Required task: Transcribe only the lines from the line with "Output the LaTeX" through the line with "(LXn) at (350.5,432)", exactly, counting both of those lines as part of the stretch.

Data shown:
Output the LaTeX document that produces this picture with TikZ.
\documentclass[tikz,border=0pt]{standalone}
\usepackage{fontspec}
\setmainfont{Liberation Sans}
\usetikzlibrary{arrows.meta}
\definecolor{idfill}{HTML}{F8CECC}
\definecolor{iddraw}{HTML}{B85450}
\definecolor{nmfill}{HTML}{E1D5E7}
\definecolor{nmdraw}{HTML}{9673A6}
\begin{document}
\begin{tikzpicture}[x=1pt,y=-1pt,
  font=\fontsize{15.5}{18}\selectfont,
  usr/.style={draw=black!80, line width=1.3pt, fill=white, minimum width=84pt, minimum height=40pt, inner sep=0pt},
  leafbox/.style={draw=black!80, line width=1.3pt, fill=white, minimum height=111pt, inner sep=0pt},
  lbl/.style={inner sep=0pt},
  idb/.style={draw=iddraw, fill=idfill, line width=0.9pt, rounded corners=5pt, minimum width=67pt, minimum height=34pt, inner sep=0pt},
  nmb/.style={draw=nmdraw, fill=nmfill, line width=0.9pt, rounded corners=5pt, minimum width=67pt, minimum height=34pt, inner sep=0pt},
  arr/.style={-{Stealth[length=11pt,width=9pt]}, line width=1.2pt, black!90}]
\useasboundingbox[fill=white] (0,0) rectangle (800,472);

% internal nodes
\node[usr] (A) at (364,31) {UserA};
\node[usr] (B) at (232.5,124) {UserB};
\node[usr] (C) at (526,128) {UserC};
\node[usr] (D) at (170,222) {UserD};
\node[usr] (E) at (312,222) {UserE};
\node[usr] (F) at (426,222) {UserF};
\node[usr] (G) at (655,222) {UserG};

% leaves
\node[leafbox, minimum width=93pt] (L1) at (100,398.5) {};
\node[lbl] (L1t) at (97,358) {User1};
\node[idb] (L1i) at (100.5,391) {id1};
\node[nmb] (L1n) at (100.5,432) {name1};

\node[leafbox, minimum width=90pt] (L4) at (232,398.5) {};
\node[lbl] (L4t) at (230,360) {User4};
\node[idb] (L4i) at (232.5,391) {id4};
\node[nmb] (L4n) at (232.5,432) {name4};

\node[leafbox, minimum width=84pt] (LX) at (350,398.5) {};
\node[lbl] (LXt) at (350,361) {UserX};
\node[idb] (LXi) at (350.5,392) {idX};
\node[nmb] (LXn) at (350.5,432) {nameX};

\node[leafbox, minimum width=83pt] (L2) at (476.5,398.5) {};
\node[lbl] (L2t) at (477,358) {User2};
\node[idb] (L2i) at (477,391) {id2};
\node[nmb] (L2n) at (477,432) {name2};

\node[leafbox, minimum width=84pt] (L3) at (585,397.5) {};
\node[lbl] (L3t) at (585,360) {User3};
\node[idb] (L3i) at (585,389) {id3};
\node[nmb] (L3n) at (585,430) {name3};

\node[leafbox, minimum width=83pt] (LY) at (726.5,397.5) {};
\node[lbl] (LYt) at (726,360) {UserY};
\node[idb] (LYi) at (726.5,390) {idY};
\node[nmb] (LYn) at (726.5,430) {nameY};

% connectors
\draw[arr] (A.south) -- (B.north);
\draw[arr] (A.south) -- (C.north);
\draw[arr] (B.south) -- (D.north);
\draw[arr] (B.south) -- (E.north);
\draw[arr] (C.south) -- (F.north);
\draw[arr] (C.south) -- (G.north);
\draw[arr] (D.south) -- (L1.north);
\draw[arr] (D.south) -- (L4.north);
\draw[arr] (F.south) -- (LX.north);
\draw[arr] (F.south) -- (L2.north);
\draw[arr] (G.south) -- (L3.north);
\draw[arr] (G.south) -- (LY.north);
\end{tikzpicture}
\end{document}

* * *

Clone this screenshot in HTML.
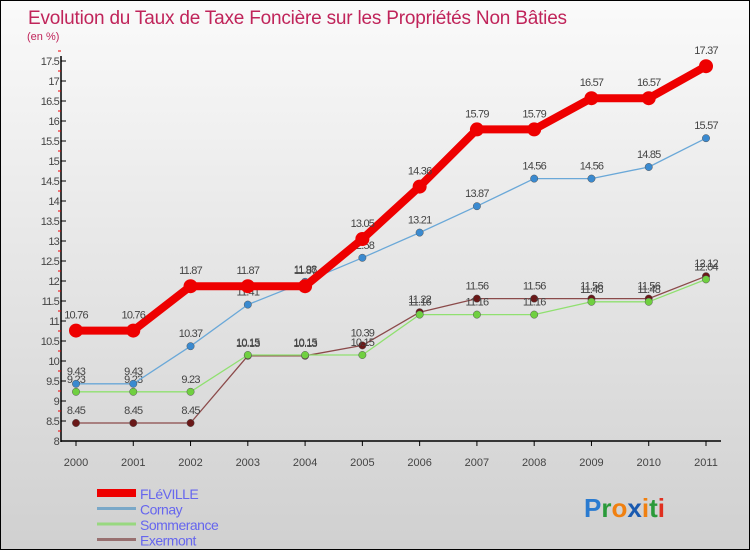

==

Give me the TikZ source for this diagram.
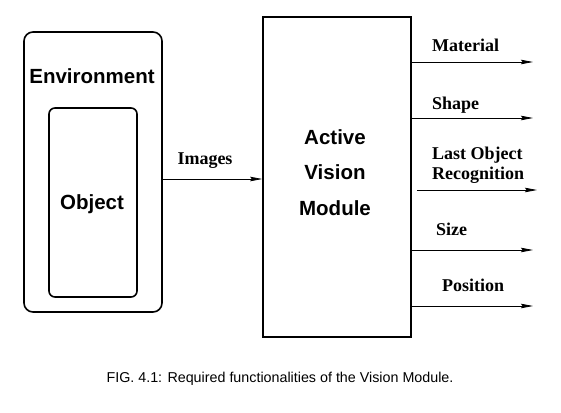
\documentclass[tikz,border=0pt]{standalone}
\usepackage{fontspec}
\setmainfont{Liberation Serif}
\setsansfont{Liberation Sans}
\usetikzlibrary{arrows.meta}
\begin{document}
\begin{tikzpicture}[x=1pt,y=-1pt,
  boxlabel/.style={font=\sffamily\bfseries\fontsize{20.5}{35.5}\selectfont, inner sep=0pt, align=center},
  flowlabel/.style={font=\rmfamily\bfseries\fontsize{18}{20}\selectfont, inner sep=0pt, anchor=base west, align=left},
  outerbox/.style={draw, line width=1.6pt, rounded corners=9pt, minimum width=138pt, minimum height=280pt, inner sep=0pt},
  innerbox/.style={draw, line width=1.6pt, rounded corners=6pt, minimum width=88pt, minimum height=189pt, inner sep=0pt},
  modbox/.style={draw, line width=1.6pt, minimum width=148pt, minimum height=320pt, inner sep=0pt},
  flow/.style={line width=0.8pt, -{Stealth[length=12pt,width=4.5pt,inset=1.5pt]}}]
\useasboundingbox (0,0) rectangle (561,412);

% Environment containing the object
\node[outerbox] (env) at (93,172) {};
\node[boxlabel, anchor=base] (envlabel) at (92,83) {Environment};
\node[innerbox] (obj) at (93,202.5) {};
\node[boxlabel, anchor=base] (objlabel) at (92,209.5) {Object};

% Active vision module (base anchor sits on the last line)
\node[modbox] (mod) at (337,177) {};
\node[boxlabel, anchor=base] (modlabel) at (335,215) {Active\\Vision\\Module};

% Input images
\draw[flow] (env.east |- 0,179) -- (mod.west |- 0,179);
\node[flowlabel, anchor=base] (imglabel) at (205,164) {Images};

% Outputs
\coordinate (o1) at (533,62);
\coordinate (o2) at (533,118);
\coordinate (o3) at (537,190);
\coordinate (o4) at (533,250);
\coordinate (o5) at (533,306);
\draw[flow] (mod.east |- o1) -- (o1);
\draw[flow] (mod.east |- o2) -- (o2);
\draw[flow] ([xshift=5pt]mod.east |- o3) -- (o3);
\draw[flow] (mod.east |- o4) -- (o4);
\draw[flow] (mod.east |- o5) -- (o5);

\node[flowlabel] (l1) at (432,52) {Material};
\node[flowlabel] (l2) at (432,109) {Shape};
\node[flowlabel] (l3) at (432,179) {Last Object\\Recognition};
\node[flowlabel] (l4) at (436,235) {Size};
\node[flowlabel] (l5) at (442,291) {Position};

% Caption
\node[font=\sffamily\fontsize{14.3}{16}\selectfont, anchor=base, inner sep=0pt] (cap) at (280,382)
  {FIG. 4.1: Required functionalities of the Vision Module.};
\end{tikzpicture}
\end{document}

Result for this exercise:
Output the LaTeX document that produces this picture with TikZ.
\documentclass[tikz,border=0pt]{standalone}
\usepackage{fontspec}
\setmainfont{Liberation Sans}
\usetikzlibrary{arrows.meta}
\definecolor{idfill}{HTML}{F8CECC}
\definecolor{iddraw}{HTML}{B85450}
\definecolor{nmfill}{HTML}{E1D5E7}
\definecolor{nmdraw}{HTML}{9673A6}
\begin{document}
\begin{tikzpicture}[x=1pt,y=-1pt,
  font=\fontsize{15.5}{18}\selectfont,
  usr/.style={draw=black!80, line width=1.3pt, fill=white, minimum width=84pt, minimum height=40pt, inner sep=0pt},
  leafbox/.style={draw=black!80, line width=1.3pt, fill=white, minimum height=111pt, inner sep=0pt},
  lbl/.style={inner sep=0pt},
  idb/.style={draw=iddraw, fill=idfill, line width=0.9pt, rounded corners=5pt, minimum width=67pt, minimum height=34pt, inner sep=0pt},
  nmb/.style={draw=nmdraw, fill=nmfill, line width=0.9pt, rounded corners=5pt, minimum width=67pt, minimum height=34pt, inner sep=0pt},
  arr/.style={-{Stealth[length=11pt,width=9pt]}, line width=1.2pt, black!90}]
\useasboundingbox[fill=white] (0,0) rectangle (800,472);

% internal nodes
\node[usr] (A) at (364,31) {UserA};
\node[usr] (B) at (232.5,124) {UserB};
\node[usr] (C) at (526,128) {UserC};
\node[usr] (D) at (170,222) {UserD};
\node[usr] (E) at (312,222) {UserE};
\node[usr] (F) at (426,222) {UserF};
\node[usr] (G) at (655,222) {UserG};

% leaves
\node[leafbox, minimum width=93pt] (L1) at (100,398.5) {};
\node[lbl] (L1t) at (97,358) {User1};
\node[idb] (L1i) at (100.5,391) {id1};
\node[nmb] (L1n) at (100.5,432) {name1};

\node[leafbox, minimum width=90pt] (L4) at (232,398.5) {};
\node[lbl] (L4t) at (230,360) {User4};
\node[idb] (L4i) at (232.5,391) {id4};
\node[nmb] (L4n) at (232.5,432) {name4};

\node[leafbox, minimum width=84pt] (LX) at (350,398.5) {};
\node[lbl] (LXt) at (350,361) {UserX};
\node[idb] (LXi) at (350.5,392) {idX};
\node[nmb] (LXn) at (350.5,432) {nameX};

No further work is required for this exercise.